Going for the win, when place-kicker Connor Assalley was 5-for-5 in PATs, showed just how much confidence Campbell had in Purdy.
“Offensively in the fourth quarter, we started clicking really well,” Purdy said after the game.
I recall Purdy taking the blame when that two-point play didn’t work
That’s Purdy. A team guy, the only fingers he pointed were at himself. And that’s what he did on that November day in Norman.
He could have talked about all the interception opportunities the defense had against Hurts, but no, he second-guessed his late-game decision that ended up with Oklahoma’s Parnell Motley taking a pass off Pettway’s midsection to seal the Sooners’ victory.
Purdy didn’t know Kolar was open on the play until seeing a replay after the game. He was pressured. He was hit as he released. He had to trust his judgment.
“I understand Charlie ended up opening up, so that’s on me,” Purdy said afterward. “I have to anticipate that better.”
There was contact on that two-point conversion pass, but enough to call a game-deciding penalty?
There’s still talk about that play. Yes, there was contact on that play, and without that contact Pettway probably catches the pass and Iowa State wins.
My first paragraph after the game was:
Did Iowa State get jobbed by Big 12 Conference officials at Oklahoma Saturday? Frankly, it was too close to call.
“The two-point play can certainly be whatever,” Campbell said after the game. “The fact of the matter of it is, they didn’t call the penalty. Whether it was or it wasn’t a penalty, I think it’s probably up to discretion.”
A penalty would have meant a conversion re-try from the 1-yard line.
“Brock threw it to Pettway, really threw a strike. The ball had a chance to be caught,” Campbell went on. “Bang-bang deal.
“We could say, ‘Was he held, was he not? Was there interference?’ But you’ve got to make a play in a tough situation, and we really weren’t able to make that play.”
Would a pass interference penalty have led to Iowa State getting a win? We’ll never know.
“Yeah … I’m not going to comment on that,” Purdy said after the game. “It happened the way it did.”
Oklahoma fans must have had somewhere to be. Many started leaving late in the third quarter.
Interesting they left early, considering what happened the previous time the Cyclones came to town in 2017. That was when Kyle Kempt replaced Jacob Park (who didn’t even make the trip).

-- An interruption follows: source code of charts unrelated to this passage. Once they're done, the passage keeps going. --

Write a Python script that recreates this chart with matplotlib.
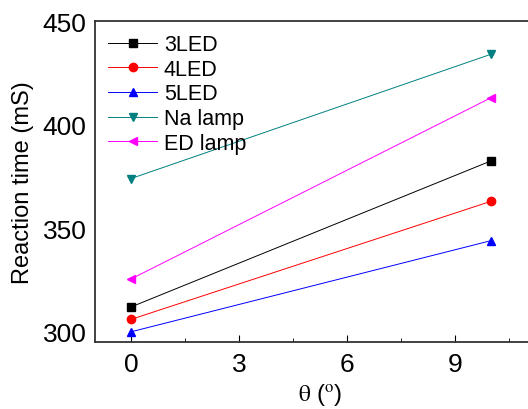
import matplotlib
matplotlib.use('Agg')
import matplotlib.pyplot as plt
from matplotlib.ticker import MultipleLocator

plt.rcParams['font.family'] = ['Liberation Sans', 'DejaVu Sans']
plt.rcParams['mathtext.fontset'] = 'stix'

theta = [0, 10]
labels = ['3LED', '4LED', '5LED', 'Na lamp', 'ED lamp']
led3 = [312, 382.5]
led4 = [306, 363]
led5 = [300, 344]
na_lamp = [374, 434]
ed_lamp = [325.5, 413]
series = [led3, led4, led5, na_lamp, ed_lamp]

colors = ['black', 'red', 'blue', '#008080', '#ff00ff']
markers = ['s', 'o', '^', 'v', '<']

fig = plt.figure(figsize=(5.28, 4.10), dpi=100)
ax = fig.add_axes([0.18, 0.163, 0.852, 0.783])

for vals, lab, c, m in zip(series, labels, colors, markers):
    ax.plot(theta, vals, color=c, marker=m, markersize=6, linewidth=0.7, label=lab)

ax.set_xlim(-1, 11.5)
ax.set_ylim(295, 450)
ax.xaxis.set_major_locator(MultipleLocator(3))
ax.xaxis.set_minor_locator(MultipleLocator(1.5))
ax.yaxis.set_major_locator(MultipleLocator(50))
ax.tick_params(axis='x', which='both', direction='in', labelsize=19, pad=7)
ax.tick_params(axis='x', which='major', length=5)
ax.tick_params(axis='x', which='minor', length=3)
ax.tick_params(axis='y', length=0, labelsize=19, pad=6)
for s in ax.spines.values():
    s.set_linewidth(1.3)
    s.set_color('#333333')

ax.set_xlabel(r'$\mathrm{\theta}$ ($^{\mathrm{o}}$)', fontsize=17, labelpad=4)
ax.set_ylabel('Reaction time (mS)', fontsize=17, labelpad=6)

ax.legend(loc='upper left', frameon=False, fontsize=15.5, handlelength=2.3,
          handletextpad=0.3, labelspacing=0.17, borderaxespad=0.2)

fig.savefig('out.png', dpi=100)
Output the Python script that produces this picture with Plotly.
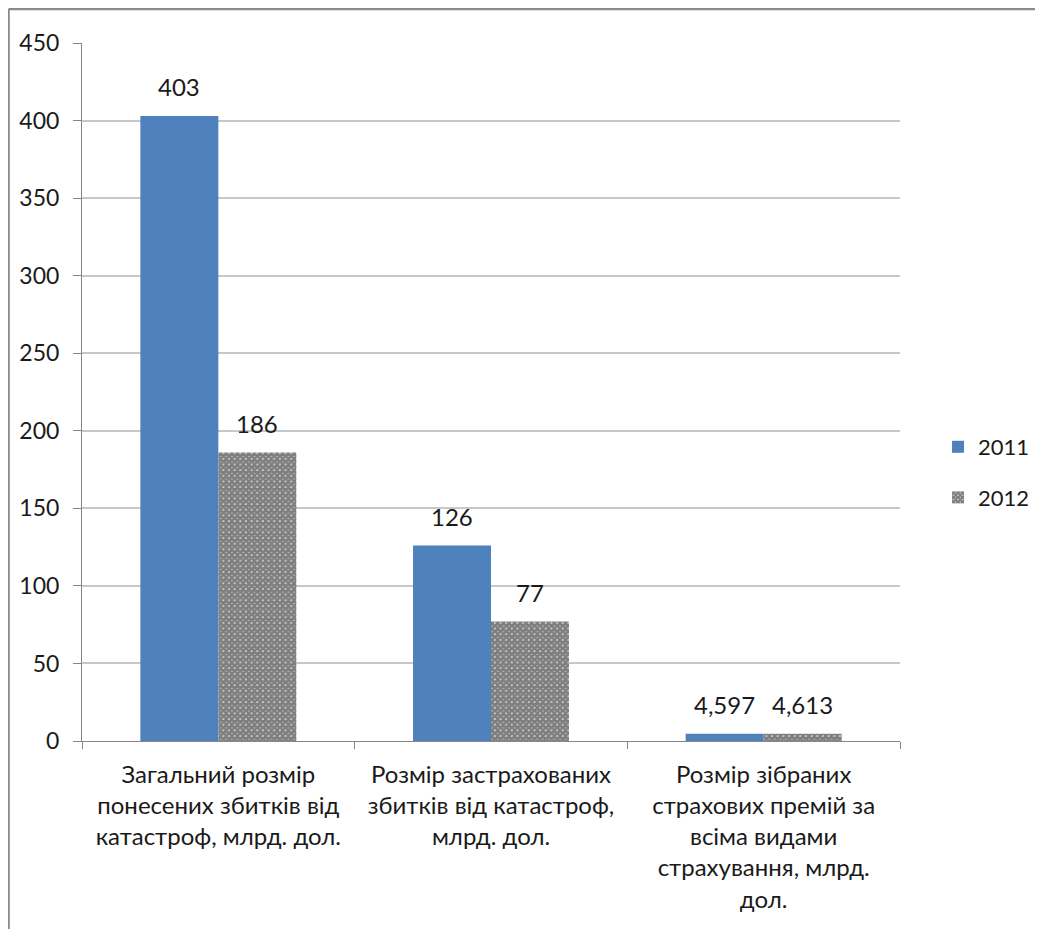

That’s when Kempt engineered one of Iowa State’s finest victories – a 38-31 success against the third-ranked Sooners.
‘It’s our job as coaches and players that we’ve got to play to our level, no matter what,’ Oklahoma coach Lincoln Riley said after the 2019 classic. ‘That is certainly our job, and I would never put that on our fans or anybody else’s fans or any atmosphere or any stadium.’
He closed this subject with this:
‘Now, the flip side of that is we have one of the great stadiums in America, we have one of the great fan bases in America, and when it’s rocking in there, does our team feel that? Hell yeah they do. And when it’s not, do they feel that? Hell yeah they do.”
This game also was about Breece Hall
I recall telling someone after the game that Hall would be a star. Well, I think I recall saying that. Maybe I didn’t, but this certainly was one of the games en route to Breece becoming one of the Cyclones’ greatest rushers.
He ran for 132 yards against West Virginia and 183 against Texas Tech earlier that season, but could he do it on the road at Oklahoma?
Bingo. The freshman had 110 yards on 18 carries. He had 30 yards on six carries during the big fourth quarter.
He was Iowa State’s first running back with a 100-yard game against Oklahoma since Blaise Bryant in 1989.
That game included a ton of future NFL talent
Just among the starters, 18 have played in the NFL. That impressive list includes Iowa State’s Hall, Landen Akers, Kolar, Jake Hummel, Chase Allen, Enyi Uwazurike and Kene Nwangwu.
The list also includes Purdy and Hurts, of course. Who wins this time around?
Will a quarterback have to rally his team from a fourth-quarter, three-touchdown deficit?
Will the game be decided on a controversial pass into the end zone?
If it does, we’ll know it’s happened before.